Derrida has criticized the strict separation between locution and illocution in Austin's work. This criticism has a bearing on important debates within linguistics. First, for the act of speaking (locution) to be valid as a locution, an utterance must be grammatical and draw on a recognisable lexical wordlist. In this reading, a locution has meaning independently of the context in which it is used. Using the utterance in context amounts to lending it a particular force (illocution). In contrast with this view, one can argue that utterances tend to pre-empt a particular context of use as well as stress the extent to which "constatives" exist by virtue of "performatives". As Defoort (1996: 61 and 75 - my translation) explains



     DEFOORT, Jos, 1996. Het woekerende schrift. Antwerp: Hadewych.
    Derrida calls Austin's claims original, but they cannot be called conclusive. According to Derrida, the force of an utterance is already there in the locution and we never succeed in strictly separating force from meaning: meanings have force and forces have meaning. Although this discussion is not developed explicitly in Signature Evénement Contexte, it is presupposed like a running thread through the text. It constitutes an irreversible turn in Derrida's thinking.

    [...]

    Throughout history philosophers - Austin included - have searched for pure locution. They appear to show an unconditional, almost innate respect for the neutral representation of reality. They regret the existence of forces which can only distort this representation. Austin does criticise the preference which this tradition has always had for "assertions" which can be expected to be true or false in their reflection of reality, but even he could not distance himself from the concept of "pure locution" and its representational function. This explains why he felt it necessary to secure a separate place for the idea of "locution".
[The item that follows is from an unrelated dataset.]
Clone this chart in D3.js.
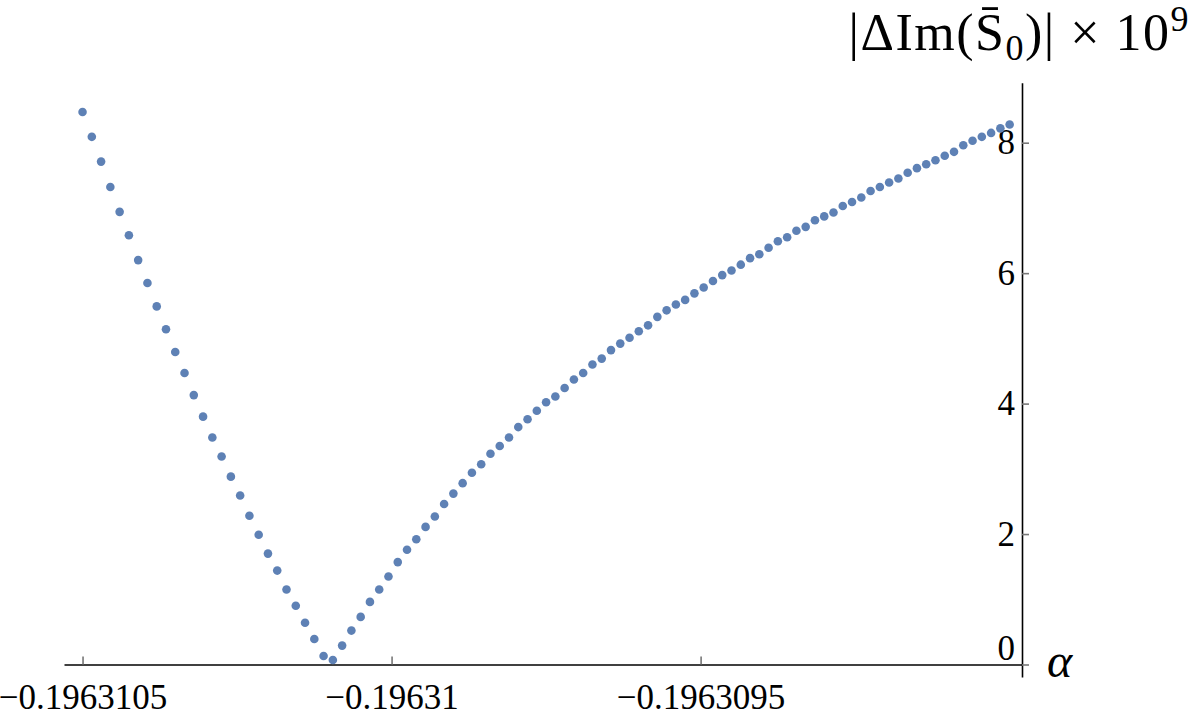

That this debate is not simply an academic exercise becomes clearer when one considers its consequences for the projection of the illocution/locution-distinction on a division of labour between "semantics" (focusing on the meaning of utterances - seen out-of-context) and pragmatics (the use to which utterances are put in context). Derrida's account begs the question whether there can still be room for a semantics which is not pragmatics?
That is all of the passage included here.